CAMBIA LA STRUTTURA SOCIALE. Ad alimentare la domanda di abitazioni in particolare in direzione dell’affitto c’è, oltre alla congiuntura economica, il mutamento della struttura sociale.

Il primo fattore rilevante è rappresentato dal costante incremento del numero di famiglie (siamo oltre la soglia dei 25milioni) e dalla contestuale riduzione della loro dimensione: aumenta quindi il numero dei soggetti di domanda ma si evolve anche la loro tipologia.

Oltre ad un cambiamento delle dimensioni della famiglia, vi è anche una lenta diversificazione dei format (non slegata da una crescente instabilità). In particolare diminuisce il peso relativo della coppia con uno o più figli, pari al 40% del totale nel 2007 e scesa al 36,5% nel 2013. Di contro aumenta di quasi 4 punti quello delle famiglie senza nuclei.

INVECCHIAMENTO DELLA POPOLAZIONE. Il secondo fattore di cambiamento, in parte legato al primo, è dato dall’invecchiamento della popolazione. Tra i due ultimi censimenti la popolazione over 65 anni è cresciuta del 16,3% contro un tasso di crescita dell’insieme delle altre fasce di età di appena l’1,5%. Guardando al futuro, le proiezioni demografiche al 2030 restituiscono un’Italia che registrerà una crescita (rispetto al 2014) piuttosto contenuta (+3,4%), cui corrisponderà una significativa accelerazione del processo di invecchiamento della popolazione. 


MOBILITÀ INTERNA. Cambia la composizione socio-demografica del Paese, ma mutano anche gli equilibri territoriali, con un Centro-Nord che cresce in termini di popolazione, attraendo stranieri e giovani meridionali, ed un Sud che lentamente declina.
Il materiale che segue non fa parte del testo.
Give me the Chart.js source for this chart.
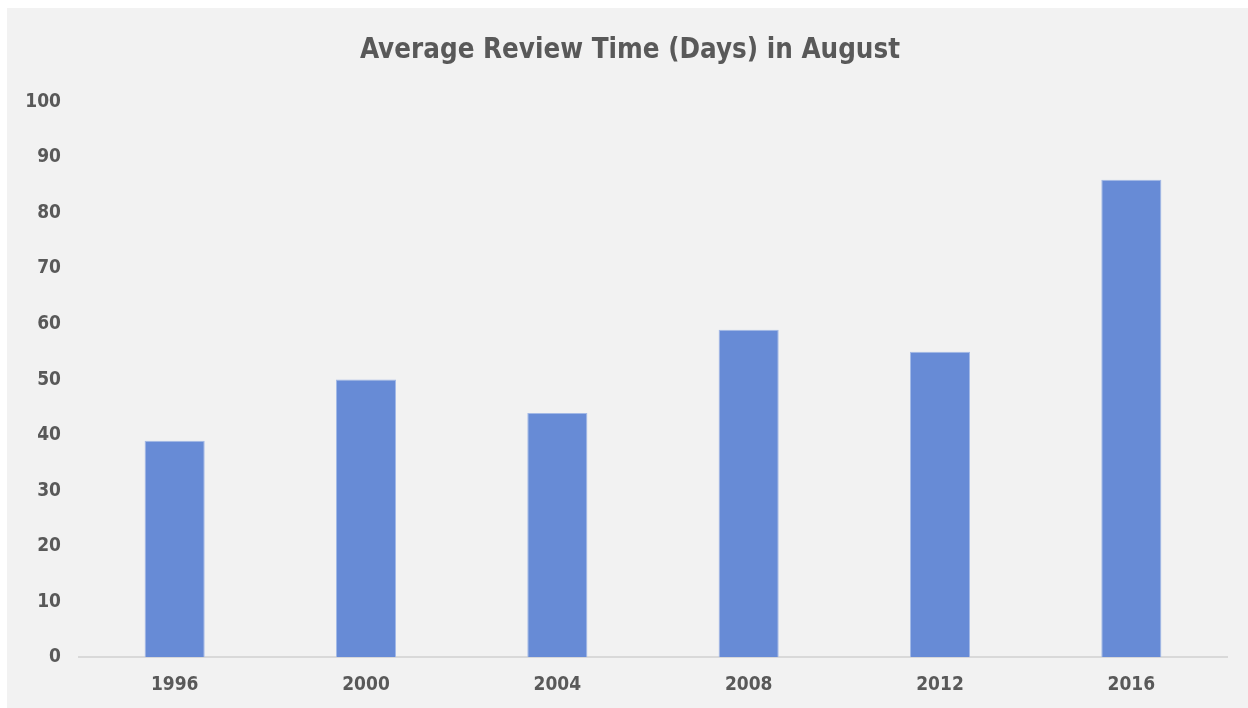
<!DOCTYPE html>
<html>
<head>
<meta charset="utf-8">
<script src="https://cdn.jsdelivr.net/npm/chart.js@4"></script>
<style>
  html, body { margin: 0; padding: 0; background: #ffffff; }
  #wrap { position: absolute; left: 7px; top: 8px; width: 1241px; height: 700px; background: #f2f2f2; }
  canvas { display: block; }
</style>
</head>
<body>
<div id="wrap"><canvas id="c" width="1241" height="700"></canvas></div>
<script>
const categories = ['1996', '2000', '2004', '2008', '2012', '2016'];
const reviewDays = [39, 50, 44, 59, 55, 86];
const yTicks = [0, 10, 20, 30, 40, 50, 60, 70, 80, 90, 100];
const chartTitle = 'Average Review Time (Days) in August';

const FONT = "'DejaVu Sans Condensed', 'DejaVu Sans', sans-serif";
const TEXT = '#595959';

// Shift the title box so it is centred like the reference (slightly right of canvas centre)
const titleShift = {
  id: 'titleShift',
  afterLayout(chart) {
    const t = chart.titleBlock;
    if (t) { t.left += 26; }
  }
};

new Chart(document.getElementById('c'), {
  type: 'bar',
  data: {
    labels: categories,
    datasets: [{
      data: reviewDays,
      backgroundColor: '#678bd6',
      borderColor: '#a3b9e6',
      borderWidth: 1,
      categoryPercentage: 1,
      barPercentage: 0.314
    }]
  },
  plugins: [titleShift],
  options: {
    responsive: false,
    animation: false,
    layout: { padding: { left: 0, right: 21, top: 0, bottom: -4 } },
    plugins: {
      legend: { display: false },
      tooltip: { enabled: false },
      title: {
        display: true,
        text: chartTitle,
        color: TEXT,
        font: { family: FONT, size: 27.5, weight: 'bold', lineHeight: 1.2 },
        padding: { top: 26, bottom: 35 }
      }
    },
    scales: {
      x: {
        grid: { display: false, drawTicks: false },
        border: { display: true, color: '#d9d9d9', width: 2 },
        ticks: { color: TEXT, padding: 16, font: { family: FONT, size: 19, weight: 'bold', lineHeight: 1.2 } }
      },
      y: {
        min: 0,
        max: 100,
        afterBuildTicks: (scale) => { scale.ticks = yTicks.map(v => ({ value: v })); },
        afterFit: (scale) => { scale.width = 72; },
        grid: { display: false, drawTicks: false },
        border: { display: false },
        ticks: { color: TEXT, padding: 18, font: { family: FONT, size: 19, weight: 'bold', lineHeight: 1.2 } }
      }
    }
  }
});
</script>
</body>
</html>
Tra gli ultimi due censimenti la divaricazione, in termini di incremento della popolazione è stata evidente: il Nord ed il Centro sono cresciuti del 6% circa, il Mezzogiorno ha registrato un incremento di appena lo 0,5%. 


FATTORI CULTURALI. Il rapporto evidenzia che in sottofondo c'è anche un cambiamento culturale, un cambio di approccio delle nuove generazioni il cui principio cardine è che il valore di un bene è meno legato alla proprietà ed è valutato sulla base dell’accesso allo stesso. In questa logica anche la casa diventa sempre più un servizio.

In qualche modo entra in gioco anche il tema della “libertà individuale”: quella di sottrarsi ad un impegno economico gravoso per un lungo periodo di vita, legandosi ad un luogo e ad una soluzione rigida, quando si preferisce assecondare le esigenze che mutano nel tempo (ciclo di vita, residenza, lavoro, reddito) e sottrarsi ad oneri manutentivi e burocratico-amministrativi.